GIVEN EXERCISE →
Take every line from the listing below that includes "this" and copy it.

Start DATA TO PROCESS

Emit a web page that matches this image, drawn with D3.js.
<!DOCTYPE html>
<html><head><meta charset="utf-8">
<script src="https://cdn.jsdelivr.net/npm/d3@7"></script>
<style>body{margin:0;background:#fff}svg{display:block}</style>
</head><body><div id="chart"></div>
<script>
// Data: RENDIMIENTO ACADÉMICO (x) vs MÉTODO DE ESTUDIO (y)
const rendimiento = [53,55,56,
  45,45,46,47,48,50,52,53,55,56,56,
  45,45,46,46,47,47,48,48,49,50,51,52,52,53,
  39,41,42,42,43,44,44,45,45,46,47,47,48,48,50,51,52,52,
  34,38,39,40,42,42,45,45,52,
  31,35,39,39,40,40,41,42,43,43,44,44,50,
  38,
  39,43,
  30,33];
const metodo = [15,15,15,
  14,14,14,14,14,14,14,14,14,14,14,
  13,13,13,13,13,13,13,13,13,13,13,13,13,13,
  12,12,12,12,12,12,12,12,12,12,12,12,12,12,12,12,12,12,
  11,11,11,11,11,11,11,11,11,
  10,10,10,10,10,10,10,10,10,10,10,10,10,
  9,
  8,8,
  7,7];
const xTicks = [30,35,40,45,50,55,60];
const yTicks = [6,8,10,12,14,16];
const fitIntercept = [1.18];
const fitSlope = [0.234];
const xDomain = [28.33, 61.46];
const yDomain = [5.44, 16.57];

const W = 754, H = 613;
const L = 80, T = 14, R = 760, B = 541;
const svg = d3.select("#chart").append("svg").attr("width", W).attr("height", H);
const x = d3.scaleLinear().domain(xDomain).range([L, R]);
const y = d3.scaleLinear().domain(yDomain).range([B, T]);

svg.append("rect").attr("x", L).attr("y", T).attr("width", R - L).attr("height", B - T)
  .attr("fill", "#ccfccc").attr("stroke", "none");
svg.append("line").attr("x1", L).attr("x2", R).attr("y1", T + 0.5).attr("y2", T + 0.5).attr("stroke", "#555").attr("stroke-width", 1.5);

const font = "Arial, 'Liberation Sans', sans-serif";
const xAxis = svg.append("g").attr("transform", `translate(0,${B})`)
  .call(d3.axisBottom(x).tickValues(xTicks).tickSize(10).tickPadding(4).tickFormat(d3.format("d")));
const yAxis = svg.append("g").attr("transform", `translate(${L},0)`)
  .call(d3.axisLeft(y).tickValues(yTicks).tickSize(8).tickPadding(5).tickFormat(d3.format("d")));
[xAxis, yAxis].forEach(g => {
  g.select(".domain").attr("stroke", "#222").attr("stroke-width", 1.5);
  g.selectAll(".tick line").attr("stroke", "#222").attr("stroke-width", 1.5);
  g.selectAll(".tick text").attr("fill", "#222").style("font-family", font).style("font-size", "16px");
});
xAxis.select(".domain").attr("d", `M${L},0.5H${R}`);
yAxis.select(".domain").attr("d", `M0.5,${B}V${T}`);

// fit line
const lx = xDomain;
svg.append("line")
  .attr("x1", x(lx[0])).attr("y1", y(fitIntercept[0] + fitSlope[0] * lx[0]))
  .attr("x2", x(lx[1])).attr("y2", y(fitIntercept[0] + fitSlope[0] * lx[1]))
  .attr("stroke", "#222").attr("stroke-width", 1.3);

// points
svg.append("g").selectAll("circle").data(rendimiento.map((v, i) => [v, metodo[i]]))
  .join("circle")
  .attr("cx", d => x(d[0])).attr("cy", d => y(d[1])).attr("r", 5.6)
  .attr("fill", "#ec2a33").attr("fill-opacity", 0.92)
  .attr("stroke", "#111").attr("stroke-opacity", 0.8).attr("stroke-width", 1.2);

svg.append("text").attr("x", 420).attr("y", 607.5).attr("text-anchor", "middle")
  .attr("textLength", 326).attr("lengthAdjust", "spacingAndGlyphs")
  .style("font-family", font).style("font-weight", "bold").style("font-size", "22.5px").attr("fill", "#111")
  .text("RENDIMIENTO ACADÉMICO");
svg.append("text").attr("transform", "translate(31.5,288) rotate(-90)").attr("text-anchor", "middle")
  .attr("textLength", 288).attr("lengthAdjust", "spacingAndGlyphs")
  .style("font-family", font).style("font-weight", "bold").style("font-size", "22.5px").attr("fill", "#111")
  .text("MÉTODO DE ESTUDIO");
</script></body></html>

End DATA TO PROCESS
Start DATA TO PROCESS

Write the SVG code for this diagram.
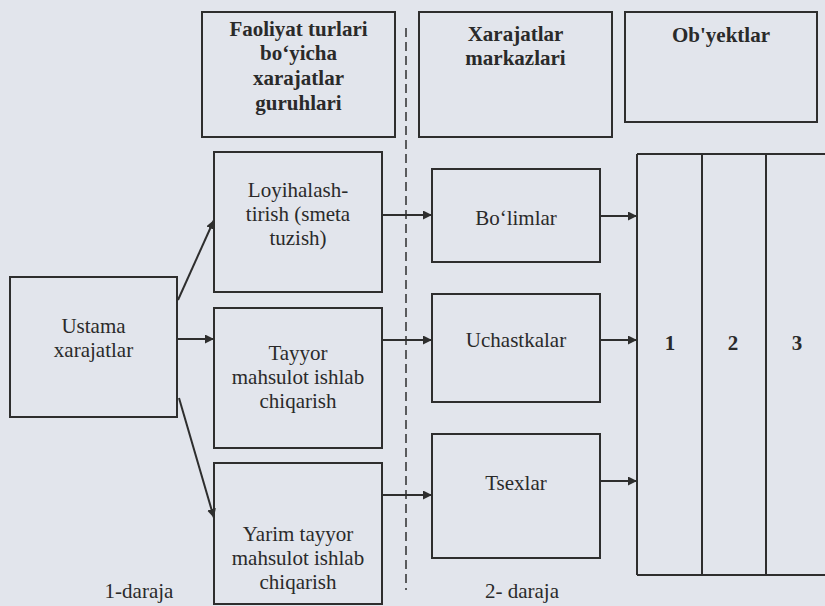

End DATA TO PROCESS

EXERCISE SOLUTION →
Emit a web page that matches this image, drawn with D3.js.
Write the SVG code for this diagram.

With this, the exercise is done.